4. The Disinformation® Book of Lists, by Russ
Kick (The Disinformation® Company, Ltd). No list of list-obsessed books
would be complete without at least one book inspired by list-making’s Old Testament,
David Wallechinsky, Amy Wallace and Irving Wallace’s 1977 The Book of Lists.
This compendium of “subversive facts and hidden information in rapid-fire
format” delves into intoxication, religion, magic, sex, malign corporations,
the names given to U.S. nuclear tests, the last meals of executed prisoners,
and the people and bands who are the subjects of FBI files.

3. The Preservationist, by David Maine (St.
Martin’s Press). Drawing on one of the oldest and greatest list-driven tales
of all time, Maine’s debut novel about the man known here as “Noe”
is an irreverent and inventive addition to contemporary Noah’s Ark accounts.
From Noe’s pre-deluge mental list, which begins with “1. Need wood,”
to a list of a day “simplified to its most basic elements” made in
the midst of the 40-day delirium, the lists here encapsulate Maine’s vision
of a man and his family struggling to collect their own thoughts even as they
collect all the animals of the world.

2. Fears of Your Life, by Michael Bernard
Loggins (Manic D Press).
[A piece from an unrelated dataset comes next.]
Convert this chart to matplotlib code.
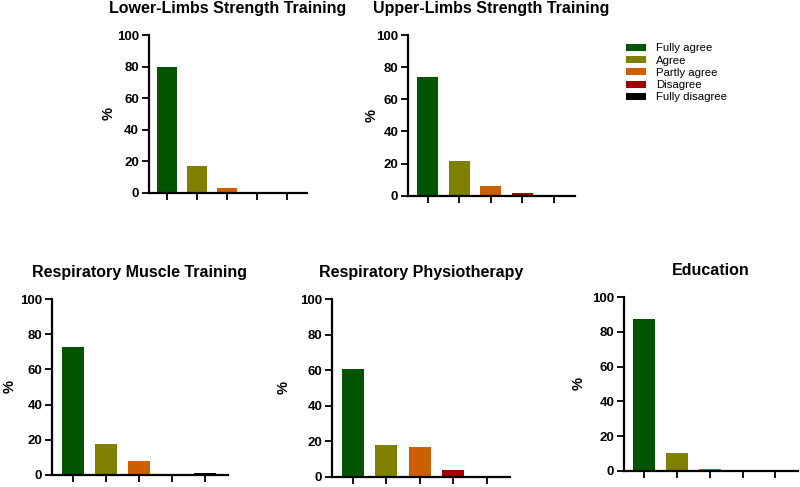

Handwritten and illustrated by Loggins, an artist at
a San Francisco center for artists with developmental disabilities, these candid
and imaginative lists detail the fears that nag at us every day and those that
threaten to overwhelm us. Divided into two categories, “Things that you
are very fearful of” and “What fears can do to you,” the book’s
ongoing phobic inventory summons up images and moments that encourage us to
exorcise our dread with laughter.

1. The List: The Uses and Pleasures of Cataloguing,
by Robert E. Belknap (Yale University Press). The list-obsessed book
of the year embraces both the philosophical and rhetorical indulgences of the
list. “Lists are adaptable containers that hold information selected from
the mind-deep pool of possibility,” writes Belknap in his scholarly and
immensely readable exploration of the form. Examining the features and functions
of lists in literary works like Emerson’s Nature, Whitman’s Song of
Myself
, Thoreau’s Walden and Melville’s Moby-Dick, the author
plumbs the ecstatic accumulations and poetic incantations, the contents and
constructions of list-making. Belknap expands the study of the list so that
we more fully appreciate what goes into one and what might be taken from it,
or as he puts it in his preface, “Lists are personal constructs that invite
different interpretations from different readers.”